Valenna decided enough was enough. She put on her “poofiest” dress on her birthday, hid a sword for defense and committed “social suicide.”
When people asked, she said, ‘This is how I am. Don’t like it? You know where to find me.”
Over the course of two days, no one came. Valenna mistakenly thought it was acceptance but it turned out no one knew where to find her.
She received backlash from her employer for wearing a skirt and was bullied.
“I wore a pleated skirt, a Cathy skirt, to work because that was the uniform at the time and people would just come gawk at the weird person,” she said. “Unfortunately, it made the store’s sales rise.”
But after Hurricane Katrina, and the suicide of Valenna’s brother in 2010, Valenna’s mother was committed to Bayou Oaks mental facility.
“Harley was a strange kid for me when he was growing up but now since he’s given me a name that I can call him now, which is Lonness, I love the name,” Jenny Kiser said in a phone interview. “I think it was thought out very well.”
According to Valenna, “Lonness” is Irish and is old Gaelic, which means elegant. Valenna is Gaelic for “to transform.”
Jenny Kiser spent a few years in the mental health facility and is undergoing diversity training at a a local Gay Straight Alliance club at the community college in Houma, Louisiana.

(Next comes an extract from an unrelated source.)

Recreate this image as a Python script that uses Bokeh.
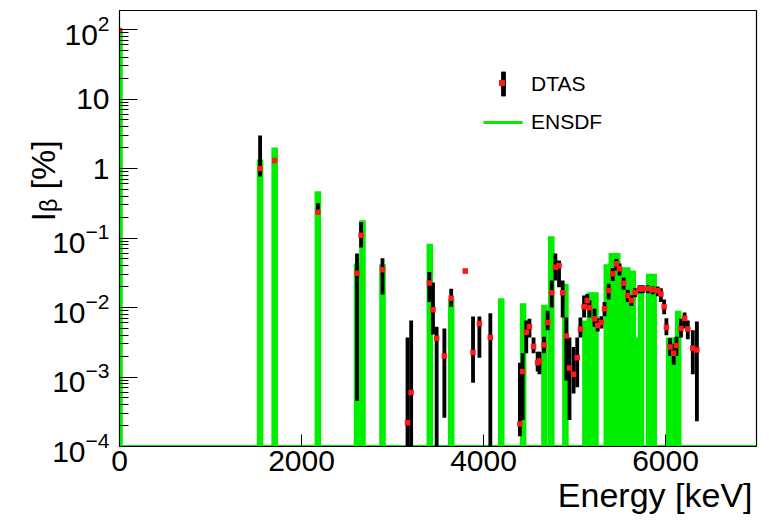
from bokeh.plotting import figure
from bokeh.models import (FixedTicker, LogTickFormatter, Legend, LegendItem, Title,
                          ColumnDataSource, Range1d)
from bokeh.embed import file_html
from bokeh.resources import INLINE

# ---------------- data ----------------
# ENSDF beta feeding (keV, %)
ens_energy = [0, 1545, 1705, 2180, 2610, 2670, 2890, 3410, 3645, 4195, 4435,
              4670, 4745, 4900, 5120, 5170, 5230, 5355, 5410, 5470, 5520, 5580,
              5640, 5690, 5730, 5820, 5870, 6040, 6080, 6140]
ens_int = [97, 1.35, 2.0, 0.47, 0.043, 0.18, 0.042, 0.083, 0.0133, 0.0136, 0.0115,
           0.011, 0.106, 0.022, 0.0065, 0.0166, 0.0166, 0.042, 0.061, 0.061, 0.038, 0.038,
           0.034, 0.0037, 0.02, 0.0305, 0.0305, 0.0037, 0.0037, 0.009]

# DTAS beta feeding (keV, %, lower error limit, upper error limit)
dtas_energy = [0, 1545, 1705, 2180, 2610, 2655, 2890, 3165, 3205, 3405, 3445, 3485,
               3570, 3645, 3800, 3885, 3955, 4075,
               4400, 4430, 4470, 4505, 4550, 4595, 4615, 4665, 4705, 4750, 4790, 4830,
               4870, 4910, 4945, 4990, 5030, 5065, 5105, 5140, 5165, 5220, 5255, 5295,
               5330, 5375, 5420, 5460, 5495, 5540, 5585, 5625, 5665, 5715, 5750, 5805,
               5860, 5915, 5950, 5985, 6010, 6050, 6090, 6120, 6170, 6210, 6245, 6300, 6345]
dtas_int = [97, 1.0, 1.3, 0.235, 0.031, 0.11, 0.035, 2.2e-4, 6e-4, 0.0226, 0.0093, 0.0036,
            0.002, 0.0136, 0.0335, 0.00225, 0.0059, 0.0037,
            2.1e-4, 1.2e-3, 4.4e-3, 5.3e-3, 2.75e-3, 1.6e-3, 1.7e-3, 2.9e-3, 6.1e-3, 0.0163, 0.038, 0.040,
            0.0163, 3.9e-3, 1.35e-3, 1.1e-3, 1.9e-3, 4.9e-3, 0.0103, 0.0126, 9.9e-3, 6.9e-3, 5.5e-3, 6.1e-3,
            9.6e-3, 0.0176, 0.0305, 0.0425, 0.036, 0.0224, 0.0149, 0.0126, 0.0166, 0.0186, 0.0186, 0.0186,
            0.018, 0.0176, 0.0157, 0.0103, 5.2e-3, 2.7e-3, 2.2e-3, 2.85e-3, 5.0e-3, 7.0e-3, 4.9e-3, 2.6e-3, 2.45e-3]
dtas_lo = [90, 0.77, 1.2, 0.22, 4.5e-4, 0.073, 0.0154, 9e-5, 9e-5, 0.012, 0.0041, 9e-5,
           2.6e-4, 0.0103, 0.031, 8.3e-4, 0.0019, 9e-5,
           1.4e-4, 2.4e-4, 2.2e-3, 3.7e-3, 2.2e-3, 1.2e-3, 1.1e-3, 2.2e-3, 4.7e-3, 0.010, 0.0245, 0.0196,
           0.0072, 8.9e-4, 2.4e-4, 5.8e-4, 7.1e-4, 3.7e-3, 7.2e-3, 9.6e-3, 7.2e-3, 5.3e-3, 4.5e-3, 5.0e-3,
           7.5e-3, 0.013, 0.024, 0.034, 0.029, 0.018, 0.012, 0.0105, 0.014, 0.016, 0.016, 0.016,
           0.0155, 0.0145, 0.012, 0.008, 4.0e-3, 2.0e-3, 1.5e-3, 2.0e-3, 3.7e-3, 5.0e-3, 3.5e-3, 1.1e-3, 2.3e-4]
dtas_hi = [100, 3.0, 1.4, 0.317, 0.06, 0.17, 0.051, 3.7e-3, 6.5e-3, 0.0325, 0.023, 0.0053,
           0.005, 0.0186, 0.036, 0.0074, 0.0074, 0.0083,
           1.6e-3, 2.2e-3, 6.5e-3, 6.9e-3, 3.7e-3, 2.3e-3, 2.3e-3, 3.8e-3, 9.0e-3, 0.0245, 0.060, 0.0475,
           0.0245, 7.2e-3, 3.7e-3, 2.7e-3, 3.7e-3, 7.2e-3, 0.0149, 0.0157, 0.0126, 9.6e-3, 7.0e-3, 7.5e-3,
           0.012, 0.022, 0.037, 0.050, 0.043, 0.027, 0.018, 0.015, 0.019, 0.021, 0.021, 0.021,
           0.020, 0.020, 0.019, 0.013, 7.0e-3, 3.6e-3, 3.0e-3, 3.8e-3, 6.9e-3, 8.5e-3, 6.5e-3, 4.7e-3, 6.3e-3]

x_ticks = [0, 2000, 4000, 6000]
y_ticks = [1e-4, 1e-3, 1e-2, 1e-1, 1, 10, 100]
y_plain_labels = {1: "1", 10: "10"}

GREEN = "#00ee00"
FONT = "Liberation Sans"

p = figure(width=769, height=520, y_axis_type="log",
           x_range=Range1d(0, 7000), y_range=Range1d(1e-4, 188),
           output_backend="svg", toolbar_location=None,
           min_border_left=119, min_border_right=13, min_border_top=10, min_border_bottom=74)
p.xgrid.visible = False
p.ygrid.visible = False
p.outline_line_color = "black"
p.outline_line_width = 1.2
p.background_fill_color = "white"
p.border_fill_color = "white"

ens_src = ColumnDataSource(dict(x=ens_energy, top=ens_int, bottom=[1e-5] * len(ens_int)))
dt_src = ColumnDataSource(dict(x=dtas_energy, y=dtas_int, lo=dtas_lo, hi=dtas_hi))

ens_r = p.vbar(x="x", top="top", bottom="bottom", width=72, source=ens_src,
               fill_color=GREEN, line_color=None)
p.segment(x0=[0], x1=[7000], y0=[1e-4], y1=[1e-4], line_color=GREEN, line_width=3)
err_r = p.vbar(x="x", top="hi", bottom="lo", width=42, source=dt_src,
               fill_color="black", line_color=None)
pts_r = p.scatter(x="x", y="y", source=dt_src, marker="square", size=5.5,
                  fill_color="#ff1a1a", line_color=None)

# axes
xa = p.xaxis[0]
xa.ticker = FixedTicker(ticks=x_ticks)
xa.major_tick_in = 12
xa.major_tick_out = 0
xa.minor_tick_in = 0
xa.minor_tick_out = 0
xa.major_label_standoff = 4
xa.major_label_text_font = FONT
xa.major_label_text_font_size = "30px"
xa.major_label_text_color = "black"
xa.axis_line_color = "black"
xa.major_tick_line_color = "black"

minor = [m * 10.0 ** e for e in range(-4, 3) for m in range(2, 10)]
ya = p.yaxis[0]
ya.ticker = FixedTicker(ticks=y_ticks, minor_ticks=minor)
ya.formatter = LogTickFormatter()
ya.major_label_overrides = {float(k): v for k, v in y_plain_labels.items()}
ya.major_tick_in = 18
ya.major_tick_out = 0
ya.minor_tick_in = 9
ya.minor_tick_out = 0
ya.major_label_standoff = 10
ya.major_label_text_font = FONT
ya.major_label_text_font_size = "30px"
ya.major_label_text_color = "black"
ya.axis_line_color = "black"
ya.major_tick_line_color = "black"
ya.minor_tick_line_color = "black"

# axis titles
p.add_layout(Title(text="Energy [keV]", align="right", text_font=FONT, text_font_size="34px",
                   text_font_style="normal", text_color="black", standoff=0, offset=4), "below")
p.add_layout(Title(text="Iᵦ [%]", align="left", text_font=FONT, text_font_size="34px",
                   text_font_style="normal", text_color="black", standoff=-25, offset=225), "left")

# legends
common = dict(padding=0, margin=0, spacing=0, border_line_alpha=0, background_fill_alpha=0,
              label_text_font=FONT, label_text_font_size="21px", label_text_color="black")
leg_dtas = Legend(items=[LegendItem(label="DTAS", renderers=[err_r])], location=(381, 347),
                  glyph_width=6, glyph_height=31, label_standoff=25, **common)
leg_dot = Legend(items=[LegendItem(label=" ", renderers=[pts_r])], location=(375, 356),
                 glyph_width=15, glyph_height=15, label_standoff=0, label_height=15,
                 **{**common, "label_text_font_size": "1px"})
leg_ens = Legend(items=[LegendItem(label="ENSDF", renderers=[ens_r])], location=(359, 312),
                 glyph_width=49, glyph_height=4, label_standoff=4, **common)
p.add_layout(leg_dtas)
p.add_layout(leg_ens)
p.add_layout(leg_dot)

open("out.html", "w").write(file_html(p, INLINE))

“It’s been a long journey for me,” Jenny Kiser said. “I have read three books on this and I’m fixing to read another book he’s sent me,” she said. “I’m just loving my gift, it’s priceless.”
Valenna sends her books to read and study, with the most recent being “Where’s My Book? A Guide for Transgender and Gender Non-Conforming Youth, Their Parents and Everyone Else” by Linda Gromko, PhD. Valenna is also a contributing author with her chapter on page 243.
After the outburst with her mother, Valenna moved to Seattle with her wife and friend.
“Seattle kept coming up,” she said about her search for transgender communities.
Car-less, jobless and out $7,000 from moving costs, Valenna, her wife and a friend moved to Des Moines.
“Day three — I’m going to go to Capitol Hill! This is what I read about,” she said, referring to the Seattle neighborhood known for its LGBTQ inclusion. “But I saw one drag queen. Where’s all the trans people?”
Valenna was told Capitol Hill was the “gay neighborhood” and that she “might want to go further south.”
After much research, she found the Gender Alliance of the South Sound, which is based at the Rainbow Center in Tacoma. Valenna said they were extremely accommodating — asking if she needed therapy, hormones, something to drink or eat. It was the start of Valenna’s activism in the transgender community, where she’s still making waves.
Since her time in the northwest, she’s helped friend and current vice president Amy Colbert create Amy’s Out House for homeless transgender people. Valenna started her own house in the Renton area called the Candy House, and she’s helped the group through positions such as events/social coordinator, vice president and is now the president of the Gender Alliance of the South Sound, which has satellite groups in Olympia and Bremerton.
As the Fairy Godmother, she takes women on small shopping sprees, hosts roller skate nights and has restructured the Gender Alliance of the South Sound to be a social group instead of just a support group.